(The Center Square) – As Amazon continues to fend off political interests who are increasingly eager to regulate and rein in the tech giant, one attorney general has filed a lawsuit that could have major implications.
The District of Columbia filed an antitrust lawsuit Tuesday against Amazon alleging the company is using its monopoly power to control sellers and inflate prices online.
“We filed this antitrust lawsuit to put an end to Amazon’s illegal control of prices across the online retail market,” said Washington, D.C. Attorney General Karl A. Racine.
The lawsuit alleges that Amazon negotiates aggressive contracts with third-party sellers, requiring that they not offer their products for cheaper on another online platform. Amazon formally banned sellers from selling their goods cheaper on a different platform until announcing a change in that policy in 2019.
“Amazon requires third-party sellers to agree that they won’t offer their products anywhere else online – including their own websites – for a lower price than on Amazon. Amazon claimed it removed its price parity restrictions in 2019,” Racine said. However, he claims Amazon replaced the provision with an “effectively-identical substitute that says third-party sellers can be sanctioned or removed from Amazon if they offer their products for lower prices elsewhere.
"These agreements also impose an artificially high price floor across the online retail marketplace and ensure that high fees charged to third-party sellers by Amazon – as much as 40% of the product price – are incorporated not only into the price charged on Amazon, but also into prices on competing platforms," Racine added.
Amazon has pushed back against Racine, saying the lawsuit would lead to higher prices for consumers.
“The DC Attorney General has it exactly backwards – sellers set their own prices for the products they offer in our store,” an Amazon spokesperson said. “Amazon takes pride in the fact that we offer low prices across the broadest selection, and like any store we reserve the right not to highlight offers to customers that are not priced competitively. The relief the AG seeks would force Amazon to feature higher prices to customers, oddly going against core objectives of antitrust law.”
Though they take different approaches on the issue, both Republicans and Democrats have showed a willingness to challenge the largest tech companies in the nation. This lawsuit could provide more ammunition in this fight.
U.S. Sen.

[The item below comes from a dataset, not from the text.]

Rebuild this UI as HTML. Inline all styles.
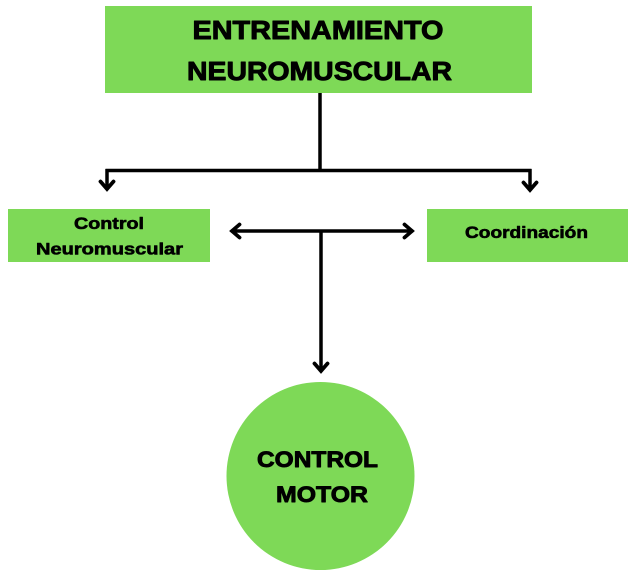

Josh Hawley, R-Mo, introduced legislation in April to severely limit big tech companies' ability to grow and expand via mergers.
“Woke Big Tech companies like Google and Amazon have been coddled by Washington politicians for years,” Hawley said after introducing the bill. “This treatment has allowed them to amass colossal amounts of power that they use to censor political opinions they don’t agree with and shut out competitors who offer consumers an alternative to the status quo. It’s past time to bust up Big Tech companies, restore competition, and give the power back to the American consumers.”
Hawley keyed in on a similar point as Racine, taking issue with the fact that Amazon owns the online store and sells its own products within it.
“Amazon should not be able to own Amazon Marketplace and sell their own Amazon products on their marketplace against other competitors,” Hawley’s office said in a statement in April. “Amazon cannot continue to operate an overwhelmingly dominant retail business and simultaneously own an enormous share of the cloud computing technology upon which the internet itself is built.”
Both Google and Facebook have been hit with similar lawsuits, though they involve more states. Whether more actors join the antitrust effort against Amazon remains to be seen.
“We need a fair online marketplace that expands options available to District residents and promotes competition, innovation, and choice,” Racine said.